* start Dataset excerpt *
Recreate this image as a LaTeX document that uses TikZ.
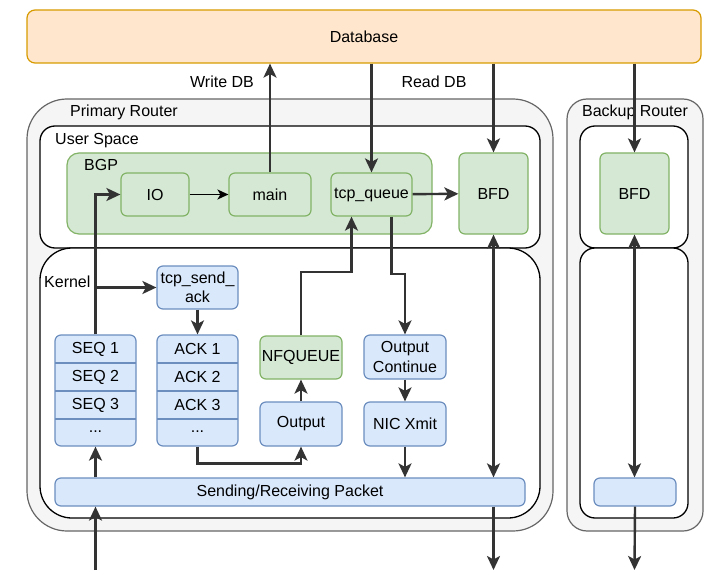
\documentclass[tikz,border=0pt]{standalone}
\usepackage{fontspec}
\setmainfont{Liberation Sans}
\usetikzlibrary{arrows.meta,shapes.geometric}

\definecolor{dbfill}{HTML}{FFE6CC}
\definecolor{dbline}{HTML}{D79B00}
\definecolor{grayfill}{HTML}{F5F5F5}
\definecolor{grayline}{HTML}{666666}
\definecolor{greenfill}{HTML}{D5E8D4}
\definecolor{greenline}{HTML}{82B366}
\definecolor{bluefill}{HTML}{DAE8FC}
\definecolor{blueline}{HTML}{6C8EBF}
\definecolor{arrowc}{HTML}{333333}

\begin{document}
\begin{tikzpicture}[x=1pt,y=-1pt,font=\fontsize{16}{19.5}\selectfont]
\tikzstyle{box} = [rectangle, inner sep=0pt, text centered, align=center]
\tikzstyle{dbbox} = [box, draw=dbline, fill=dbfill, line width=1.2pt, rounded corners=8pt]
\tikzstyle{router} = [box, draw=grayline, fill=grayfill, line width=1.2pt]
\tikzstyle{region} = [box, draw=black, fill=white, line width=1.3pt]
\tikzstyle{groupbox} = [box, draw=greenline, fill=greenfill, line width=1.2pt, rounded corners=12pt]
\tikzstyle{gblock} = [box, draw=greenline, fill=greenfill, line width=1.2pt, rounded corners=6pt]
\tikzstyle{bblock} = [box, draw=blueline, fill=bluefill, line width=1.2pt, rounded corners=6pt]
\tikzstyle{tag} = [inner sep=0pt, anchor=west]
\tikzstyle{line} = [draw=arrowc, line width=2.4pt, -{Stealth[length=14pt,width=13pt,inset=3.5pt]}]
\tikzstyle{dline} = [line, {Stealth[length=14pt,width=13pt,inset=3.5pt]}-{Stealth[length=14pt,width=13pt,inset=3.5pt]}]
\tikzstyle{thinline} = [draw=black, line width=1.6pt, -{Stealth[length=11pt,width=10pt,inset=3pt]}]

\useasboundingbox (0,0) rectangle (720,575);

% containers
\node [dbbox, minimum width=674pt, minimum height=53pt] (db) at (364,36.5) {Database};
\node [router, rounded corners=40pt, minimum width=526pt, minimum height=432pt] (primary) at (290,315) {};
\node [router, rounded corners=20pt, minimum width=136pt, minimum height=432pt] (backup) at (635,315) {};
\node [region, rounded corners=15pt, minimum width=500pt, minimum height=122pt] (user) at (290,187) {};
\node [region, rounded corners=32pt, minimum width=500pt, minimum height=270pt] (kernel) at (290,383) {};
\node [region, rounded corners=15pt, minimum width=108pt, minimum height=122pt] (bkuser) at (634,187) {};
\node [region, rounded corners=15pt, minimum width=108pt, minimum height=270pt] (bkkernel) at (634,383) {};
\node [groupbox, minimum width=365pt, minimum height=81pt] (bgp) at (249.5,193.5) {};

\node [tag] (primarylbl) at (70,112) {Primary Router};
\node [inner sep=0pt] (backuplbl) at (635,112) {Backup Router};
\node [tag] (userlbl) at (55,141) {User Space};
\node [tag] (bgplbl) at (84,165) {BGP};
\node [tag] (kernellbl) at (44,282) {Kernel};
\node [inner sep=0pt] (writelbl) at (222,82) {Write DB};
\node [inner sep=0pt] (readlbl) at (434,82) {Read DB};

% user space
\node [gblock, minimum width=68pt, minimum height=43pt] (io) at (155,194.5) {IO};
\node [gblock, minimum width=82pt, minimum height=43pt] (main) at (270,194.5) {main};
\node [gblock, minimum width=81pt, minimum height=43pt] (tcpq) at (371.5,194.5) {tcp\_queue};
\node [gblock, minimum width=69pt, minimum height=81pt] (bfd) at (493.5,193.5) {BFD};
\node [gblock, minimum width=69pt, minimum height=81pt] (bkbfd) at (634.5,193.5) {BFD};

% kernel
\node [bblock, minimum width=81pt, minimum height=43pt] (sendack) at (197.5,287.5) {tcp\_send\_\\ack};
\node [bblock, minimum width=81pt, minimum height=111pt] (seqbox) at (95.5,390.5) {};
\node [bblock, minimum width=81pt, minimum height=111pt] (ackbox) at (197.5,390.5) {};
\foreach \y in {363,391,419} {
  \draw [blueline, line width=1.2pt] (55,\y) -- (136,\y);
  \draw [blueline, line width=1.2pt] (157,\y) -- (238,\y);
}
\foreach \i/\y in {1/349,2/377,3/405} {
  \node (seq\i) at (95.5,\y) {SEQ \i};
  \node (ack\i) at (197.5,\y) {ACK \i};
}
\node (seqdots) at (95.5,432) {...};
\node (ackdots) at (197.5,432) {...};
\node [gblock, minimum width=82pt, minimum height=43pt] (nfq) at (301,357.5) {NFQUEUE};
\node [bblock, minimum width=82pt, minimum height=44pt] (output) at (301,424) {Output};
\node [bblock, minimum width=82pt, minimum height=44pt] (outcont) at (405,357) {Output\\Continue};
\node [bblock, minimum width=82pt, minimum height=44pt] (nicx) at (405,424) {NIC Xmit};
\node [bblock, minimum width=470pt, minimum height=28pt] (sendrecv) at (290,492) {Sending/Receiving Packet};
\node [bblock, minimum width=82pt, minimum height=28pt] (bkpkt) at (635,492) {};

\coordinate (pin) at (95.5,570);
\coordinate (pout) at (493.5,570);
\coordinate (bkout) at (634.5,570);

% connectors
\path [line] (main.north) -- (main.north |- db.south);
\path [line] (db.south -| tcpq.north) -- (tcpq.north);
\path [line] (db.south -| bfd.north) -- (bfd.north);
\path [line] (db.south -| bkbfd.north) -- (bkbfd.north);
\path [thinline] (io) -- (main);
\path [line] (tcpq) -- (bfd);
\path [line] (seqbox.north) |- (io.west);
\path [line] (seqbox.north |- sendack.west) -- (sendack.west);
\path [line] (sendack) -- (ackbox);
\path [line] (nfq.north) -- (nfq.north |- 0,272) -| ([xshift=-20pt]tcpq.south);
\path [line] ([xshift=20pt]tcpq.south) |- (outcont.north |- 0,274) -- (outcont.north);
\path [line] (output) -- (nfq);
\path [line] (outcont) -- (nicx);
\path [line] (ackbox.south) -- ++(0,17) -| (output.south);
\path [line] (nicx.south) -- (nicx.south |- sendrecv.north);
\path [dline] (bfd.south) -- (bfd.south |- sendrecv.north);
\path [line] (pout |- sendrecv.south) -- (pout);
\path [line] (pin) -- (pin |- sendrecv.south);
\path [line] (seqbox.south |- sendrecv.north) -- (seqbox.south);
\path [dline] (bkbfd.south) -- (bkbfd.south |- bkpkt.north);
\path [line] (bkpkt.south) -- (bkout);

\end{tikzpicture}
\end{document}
* end Dataset excerpt *
Problem requirements> Please write out all of the material above without changing a word, and omit any pictures.

Output of the task>
Recreate this image as a LaTeX document that uses TikZ.
\documentclass[tikz,border=0pt]{standalone}
\usepackage{fontspec}
\setmainfont{Liberation Sans}
\usetikzlibrary{arrows.meta,shapes.geometric}

\definecolor{dbfill}{HTML}{FFE6CC}
\definecolor{dbline}{HTML}{D79B00}
\definecolor{grayfill}{HTML}{F5F5F5}
\definecolor{grayline}{HTML}{666666}
\definecolor{greenfill}{HTML}{D5E8D4}
\definecolor{greenline}{HTML}{82B366}
\definecolor{bluefill}{HTML}{DAE8FC}
\definecolor{blueline}{HTML}{6C8EBF}
\definecolor{arrowc}{HTML}{333333}

\begin{document}
\begin{tikzpicture}[x=1pt,y=-1pt,font=\fontsize{16}{19.5}\selectfont]
\tikzstyle{box} = [rectangle, inner sep=0pt, text centered, align=center]
\tikzstyle{dbbox} = [box, draw=dbline, fill=dbfill, line width=1.2pt, rounded corners=8pt]
\tikzstyle{router} = [box, draw=grayline, fill=grayfill, line width=1.2pt]
\tikzstyle{region} = [box, draw=black, fill=white, line width=1.3pt]
\tikzstyle{groupbox} = [box, draw=greenline, fill=greenfill, line width=1.2pt, rounded corners=12pt]
\tikzstyle{gblock} = [box, draw=greenline, fill=greenfill, line width=1.2pt, rounded corners=6pt]
\tikzstyle{bblock} = [box, draw=blueline, fill=bluefill, line width=1.2pt, rounded corners=6pt]
\tikzstyle{tag} = [inner sep=0pt, anchor=west]
\tikzstyle{line} = [draw=arrowc, line width=2.4pt, -{Stealth[length=14pt,width=13pt,inset=3.5pt]}]
\tikzstyle{dline} = [line, {Stealth[length=14pt,width=13pt,inset=3.5pt]}-{Stealth[length=14pt,width=13pt,inset=3.5pt]}]
\tikzstyle{thinline} = [draw=black, line width=1.6pt, -{Stealth[length=11pt,width=10pt,inset=3pt]}]

\useasboundingbox (0,0) rectangle (720,575);

% containers
\node [dbbox, minimum width=674pt, minimum height=53pt] (db) at (364,36.5) {Database};
\node [router, rounded corners=40pt, minimum width=526pt, minimum height=432pt] (primary) at (290,315) {};
\node [router, rounded corners=20pt, minimum width=136pt, minimum height=432pt] (backup) at (635,315) {};
\node [region, rounded corners=15pt, minimum width=500pt, minimum height=122pt] (user) at (290,187) {};
\node [region, rounded corners=32pt, minimum width=500pt, minimum height=270pt] (kernel) at (290,383) {};
\node [region, rounded corners=15pt, minimum width=108pt, minimum height=122pt] (bkuser) at (634,187) {};
\node [region, rounded corners=15pt, minimum width=108pt, minimum height=270pt] (bkkernel) at (634,383) {};
\node [groupbox, minimum width=365pt, minimum height=81pt] (bgp) at (249.5,193.5) {};

\node [tag] (primarylbl) at (70,112) {Primary Router};
\node [inner sep=0pt] (backuplbl) at (635,112) {Backup Router};
\node [tag] (userlbl) at (55,141) {User Space};
\node [tag] (bgplbl) at (84,165) {BGP};
\node [tag] (kernellbl) at (44,282) {Kernel};
\node [inner sep=0pt] (writelbl) at (222,82) {Write DB};
\node [inner sep=0pt] (readlbl) at (434,82) {Read DB};

% user space
\node [gblock, minimum width=68pt, minimum height=43pt] (io) at (155,194.5) {IO};
\node [gblock, minimum width=82pt, minimum height=43pt] (main) at (270,194.5) {main};
\node [gblock, minimum width=81pt, minimum height=43pt] (tcpq) at (371.5,194.5) {tcp\_queue};
\node [gblock, minimum width=69pt, minimum height=81pt] (bfd) at (493.5,193.5) {BFD};
\node [gblock, minimum width=69pt, minimum height=81pt] (bkbfd) at (634.5,193.5) {BFD};

% kernel
\node [bblock, minimum width=81pt, minimum height=43pt] (sendack) at (197.5,287.5) {tcp\_send\_\\ack};
\node [bblock, minimum width=81pt, minimum height=111pt] (seqbox) at (95.5,390.5) {};
\node [bblock, minimum width=81pt, minimum height=111pt] (ackbox) at (197.5,390.5) {};
\foreach \y in {363,391,419} {
  \draw [blueline, line width=1.2pt] (55,\y) -- (136,\y);
  \draw [blueline, line width=1.2pt] (157,\y) -- (238,\y);
}
\foreach \i/\y in {1/349,2/377,3/405} {
  \node (seq\i) at (95.5,\y) {SEQ \i};
  \node (ack\i) at (197.5,\y) {ACK \i};
}
\node (seqdots) at (95.5,432) {...};
\node (ackdots) at (197.5,432) {...};
\node [gblock, minimum width=82pt, minimum height=43pt] (nfq) at (301,357.5) {NFQUEUE};
\node [bblock, minimum width=82pt, minimum height=44pt] (output) at (301,424) {Output};
\node [bblock, minimum width=82pt, minimum height=44pt] (outcont) at (405,357) {Output\\Continue};
\node [bblock, minimum width=82pt, minimum height=44pt] (nicx) at (405,424) {NIC Xmit};
\node [bblock, minimum width=470pt, minimum height=28pt] (sendrecv) at (290,492) {Sending/Receiving Packet};
\node [bblock, minimum width=82pt, minimum height=28pt] (bkpkt) at (635,492) {};

\coordinate (pin) at (95.5,570);
\coordinate (pout) at (493.5,570);
\coordinate (bkout) at (634.5,570);

% connectors
\path [line] (main.north) -- (main.north |- db.south);
\path [line] (db.south -| tcpq.north) -- (tcpq.north);
\path [line] (db.south -| bfd.north) -- (bfd.north);
\path [line] (db.south -| bkbfd.north) -- (bkbfd.north);
\path [thinline] (io) -- (main);
\path [line] (tcpq) -- (bfd);
\path [line] (seqbox.north) |- (io.west);
\path [line] (seqbox.north |- sendack.west) -- (sendack.west);
\path [line] (sendack) -- (ackbox);
\path [line] (nfq.north) -- (nfq.north |- 0,272) -| ([xshift=-20pt]tcpq.south);
\path [line] ([xshift=20pt]tcpq.south) |- (outcont.north |- 0,274) -- (outcont.north);
\path [line] (output) -- (nfq);
\path [line] (outcont) -- (nicx);
\path [line] (ackbox.south) -- ++(0,17) -| (output.south);
\path [line] (nicx.south) -- (nicx.south |- sendrecv.north);
\path [dline] (bfd.south) -- (bfd.south |- sendrecv.north);
\path [line] (pout |- sendrecv.south) -- (pout);
\path [line] (pin) -- (pin |- sendrecv.south);
\path [line] (seqbox.south |- sendrecv.north) -- (seqbox.south);
\path [dline] (bkbfd.south) -- (bkbfd.south |- bkpkt.north);
\path [line] (bkpkt.south) -- (bkout);

\end{tikzpicture}
\end{document}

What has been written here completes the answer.